= Captain Sutter =

Captain Sutter, sometimes mistakenly called the Sutter, or the John A. Sutter, was a stern-wheel steamboat, built in Philadelphia, brought around Cape Horn, to California, the first to run from San Francisco to Stockton, from late November 1849.

==History==
===Aspinwall Steam Transportation Line===
Originally constructed in Philadelphia for George W. Aspinwall, brother of William Henry Aspinwall, president of the Pacific Mail Steamship Company. Captain Sutter was a single engine, stern-wheel steamer, 90 feet long, 18 feet on the beam, and a 6 foot deep hold. It was knocked down and shipped to California, where it was the first steamboat built by Domingo Marcucci at his new boatyard on the beach of Yerba Buena Cove at Happy Valley, at the foot of Folsom Street, east of Beale Street. Marcucci's company assembled the Captain Sutter in six weeks. Captained by Issac Warren, it was the first steamboat that ran between San Francisco and Stockton, beginning in late November 1849. The Captain Sutter earned $300,000 in its first eight months on the route.

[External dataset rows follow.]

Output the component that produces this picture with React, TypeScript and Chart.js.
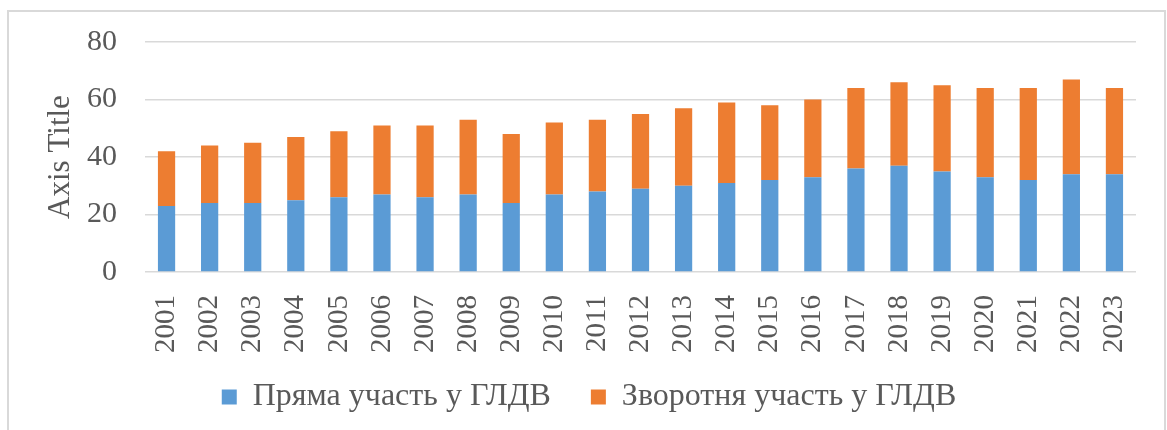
import React, { useEffect, useRef } from "react";
import { Chart, registerables } from "chart.js";

Chart.register(...registerables);

const years = ["2001","2002","2003","2004","2005","2006","2007","2008","2009","2010","2011","2012","2013","2014","2015","2016","2017","2018","2019","2020","2021","2022","2023"];
const directParticipation = [23,24,24,25,26,27,26,27,24,27,28,29,30,31,32,33,36,37,35,33,32,34,34];
const backwardParticipation = [19,20,21,22,23,24,25,26,24,25,25,26,27,28,26,27,28,29,30,31,32,33,30];
const seriesNames = ["Пряма участь у ГЛДВ", "Зворотня участь у ГЛДВ"];
const yTicks = [0, 20, 40, 60, 80];

const FONT = "'Liberation Serif', 'Times New Roman', serif";
const TEXT = "#595959";

export default function App() {
  const ref = useRef<HTMLCanvasElement | null>(null);
  useEffect(() => {
    if (!ref.current) return;
    const chart = new Chart(ref.current, {
      type: "bar",
      data: {
        labels: years,
        datasets: [
          { label: seriesNames[0], data: directParticipation, backgroundColor: "#5B9BD5", borderWidth: 0, barPercentage: 0.4, categoryPercentage: 1 },
          { label: seriesNames[1], data: backwardParticipation, backgroundColor: "#ED7D31", borderWidth: 0, barPercentage: 0.4, categoryPercentage: 1 },
        ],
      },
      options: {
        animation: false,
        responsive: false,
        maintainAspectRatio: false,
        layout: { padding: { left: 42, right: 31, top: 42, bottom: 7 } },
        plugins: {
          legend: {
            position: "bottom",
            labels: {
              font: { family: FONT, size: 32 },
              color: TEXT,
              boxWidth: 15,
              boxHeight: 15,
              padding: 40,
            },
          },
          tooltip: { enabled: false },
        },
        scales: {
          x: {
            stacked: true,
            grid: { display: false, drawTicks: false },
            border: { display: false },
            ticks: { font: { family: FONT, size: 29 }, color: TEXT, minRotation: 90, maxRotation: 90, padding: 23, autoSkip: false },
            afterFit: (axis: any) => {
              axis.height = 69;
              axis.paddingLeft = 0;
              axis.paddingRight = 0;
              axis._computeLabelArea = () => undefined;
            },
          },
          y: {
            stacked: true,
            min: 0,
            max: 80,
            afterBuildTicks: (axis: any) => { axis.ticks = yTicks.map((v) => ({ value: v })); },
            grid: { color: "#D9D9D9", lineWidth: 1.5, drawTicks: false },
            border: { display: false },
            ticks: { font: { family: FONT, size: 30 }, color: TEXT, padding: 28 },
            title: { display: true, text: "Axis Title", font: { family: FONT, size: 31 }, color: TEXT, padding: { top: 0, bottom: 0 } },
            afterFit: (axis: any) => {
              axis.width = 103;
              axis.paddingTop = 0;
              axis.paddingBottom = 0;
            },
          },
        },
      },
    });
    return () => chart.destroy();
  }, []);
  return (
    <div style={{ position: "absolute", left: 0, top: 0, width: 1167, height: 430, overflow: "hidden", background: "#fff" }}>
      <div style={{ position: "absolute", left: 7, top: 10, width: 1159, height: 440, border: "2px solid #D9D9D9", boxSizing: "border-box" }} />
      <canvas ref={ref} width={1167} height={430} style={{ position: "absolute", left: 0, top: 0 }} />
    </div>
  );
}
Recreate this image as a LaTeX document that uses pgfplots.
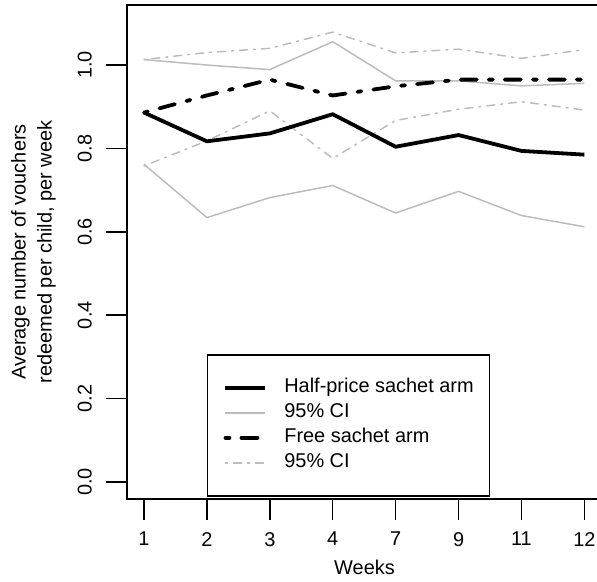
\documentclass[border=0pt]{standalone}
\usepackage{fontspec}
\setmainfont{Liberation Sans}
\usepackage{pgfplots}
\usepackage{pgfplotstable}
\pgfplotsset{compat=1.18}
\definecolor{cigray}{RGB}{188,188,188}

% week index, half-price arm (mean, CI), free arm (mean, CI)
\pgfplotstableread{
idx half  halflo halfhi free  freelo freehi
1   0.886 0.762  1.013  0.886 0.758  1.013
2   0.817 0.634  1.000  0.927 0.818  1.030
3   0.836 0.682  0.989  0.965 0.890  1.040
4   0.882 0.711  1.056  0.927 0.776  1.079
5   0.804 0.645  0.962  0.949 0.867  1.029
6   0.832 0.697  0.962  0.965 0.894  1.038
7   0.794 0.639  0.950  0.965 0.912  1.016
8   0.785 0.612  0.956  0.965 0.892  1.037
}\weeks

\tikzset{
  halfci/.style={cigray, line width=1.5bp, line join=round},
  freeci/.style={cigray, line width=1.5bp, line cap=round, line join=round,
    dash pattern=on 2bp off 6bp on 8bp off 6bp},
  halfmean/.style={black, line width=3.8bp, line join=round},
  freemean/.style={black, line width=3.8bp, line cap=round, line join=round,
    dash pattern=on 4bp off 12bp on 16bp off 12bp},
}

\begin{document}
\begin{tikzpicture}
\path[use as bounding box] (0bp,0bp) rectangle (597bp,582bp);
\begin{axis}[
  at={(127bp,83bp)}, anchor=south west,
  scale only axis, width=475bp, height=494bp,
  xmin=0.73, xmax=8.28, ymin=-0.041, ymax=1.144,
  xtick={1,...,8}, xticklabels={1,2,3,4,7,9,11,12},
  ytick={0,0.2,0.4,0.6,0.8,1.0},
  tick pos=left, tick align=outside,
  major tick length=21bp,
  every tick/.style={black, line width=1.5bp},
  axis line style={line width=1.5bp},
  /pgf/number format/assume math mode=true,
  tick label style={font=\fontsize{20}{24}\selectfont},
  xticklabel style={inner sep=0pt, anchor=north, yshift=-12bp},
  yticklabel style={/pgf/number format/fixed, /pgf/number format/fixed zerofill,
    /pgf/number format/precision=1,
    inner sep=0pt, xshift=-14bp, rotate=90, anchor=south},
  xlabel={Weeks},
  ylabel={Average number of vouchers\\redeemed per child, per week},
  xlabel style={at={(axis description cs:0.5,-0.139)}, anchor=center, inner sep=0pt,
    font=\fontsize{20}{24}\selectfont},
  ylabel style={at={(axis description cs:-0.197,0.5)}, anchor=center, rotate=0,
    align=center, font=\fontsize{20}{26}\selectfont, inner sep=0pt},
  legend style={at={(axis description cs:0.168,0.2935)}, anchor=north west,
    draw=black, line width=1.5bp, fill=white,
    font=\fontsize{20}{24}\selectfont,
    inner xsep=16bp, inner ysep=23bp, row sep=5bp, column sep=17bp,
    nodes={inner sep=0pt, text height=15bp, text depth=5bp}},
  legend cell align=left,
  legend image code/.code={\draw[#1] (0bp,0bp) -- (40bp,0bp);},
]
\addplot[halfci, forget plot] table[x=idx, y=halflo] {\weeks};
\addplot[halfci, forget plot] table[x=idx, y=halfhi] {\weeks};
\addplot[freeci, forget plot] table[x=idx, y=freelo] {\weeks};
\addplot[freeci, forget plot] table[x=idx, y=freehi] {\weeks};
\addplot[halfmean, forget plot] table[x=idx, y=half] {\weeks};
\addplot[freemean, forget plot] table[x=idx, y=free] {\weeks};
\addlegendimage{halfmean}
\addlegendimage{halfci}
\addlegendimage{freemean}
\addlegendimage{freeci}
\legend{Half-price sachet arm, 95\% CI, Free sachet arm, 95\% CI}
\end{axis}
\end{tikzpicture}
\end{document}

The Captain Sutter ran twice weekly to Stockton for the Aspinwall Steam Transportation Line. By February 1850, the Line had added the El Dorado running to Sacramento and the Sacramento running to San Jose, both twice weekly.
 By that summer the El Dorado made the run to Stockton making connections with the Captain Sutter which was put on the run up the San Joaquin River to Grayson City and the Tuolumne River to Tuolumne City with the Georgiana. The steamer Captain Sutter was run daily on this route until June, 1850, when she was sent to run in the Sacramento River above Sacramento. The Georgiana continued until low water that summer stranded her and ended steamboat runs to Tuolumne City for several years.

Aspinwall Steam Transportation Line offered the Captain Sutter and other steamboats and its other boats and barges for sale from November, 1850.

===Later Owners===
By December 5, 1850, Captain Sutter was advertised as a mail steamer running between Sacramento and Marysville every Tuesday, Thursday and Saturday, under Captain E. G. Lamb. From April 1851 it was running from San Francisco to Marysville, and intermediate landings, under Captain J. Whitney, Jr.

In August 1851 Captain Sutter was advertised as a Sunday excursion boat to Contra Costa and on all other alternate days running between San Francisco and Sonoma under Master R. L. Robertson. From October 1851, the Captain Sutter was running between San Francisco, to Sacramento and Colusa under Captain Thomas Grey.

From February 15, 1852 the Captain Sutter was running between Sacramento and Colusa under a new Captain M. Littleton, on Tuesdays and Fridays. Returning, on Mondays and Fridays. In May 1852 Captain Sutter was repaired and improved in a San Francisco shipyard. Its return was heralded in an article in the Sacramento Daily Union:

"Steamer Captain Sutter. This steamer, well known to travelers on the Upper Sacramento as one of the most regular of the Colusa packets, appeared at the Levee last week, in an entirely new dress. She has been on the dock at San Francisco for sometime past, undergoing repairs and improvements, and now has a spacious cabin containing four state rooms and thirty commodious berths. This, with other additions which have been made at an outlay of over four thousand dollars, renders her one of the best steamers in the up-river trade. The Capt. S. resumes her trips to-morrow, taking her former days of departure, Wednesday and Saturday. Capt. Littleton continues to command the Sutter, which, to those who know him, is a sufficient guarantee of receiving that courtesy and attention proverbial with Mississippi steamboat captains."

After being refitted, in late May 1852, the Captain Sutter was again running from San Francisco, to Sacramento and Colusa under Littleton. Advertisements show it was operated by Littleton on this route at least until after October 7, 1852. On April 30, 1853, advertisement declared that the Captain Sutter with its new captain G. N. Spencer would leave Sacramento for Colusa every Wednesday and Saturday at 4 clock. P. M. to connect there with the stagecoach for Shasta.

==Fate==
The last advertisement mentioning the Captain Sutter in the October 7, 1853 Sacramento Daily Union mentions the steamer, now under the command of Jas W. Smith, "will leave Sacramento for Colusa on SUNDAY NEXT, at 12 M..Oct. 9th." No further word of the Captain Sutter appears in the newspaper advertisements or news stories beyond this date.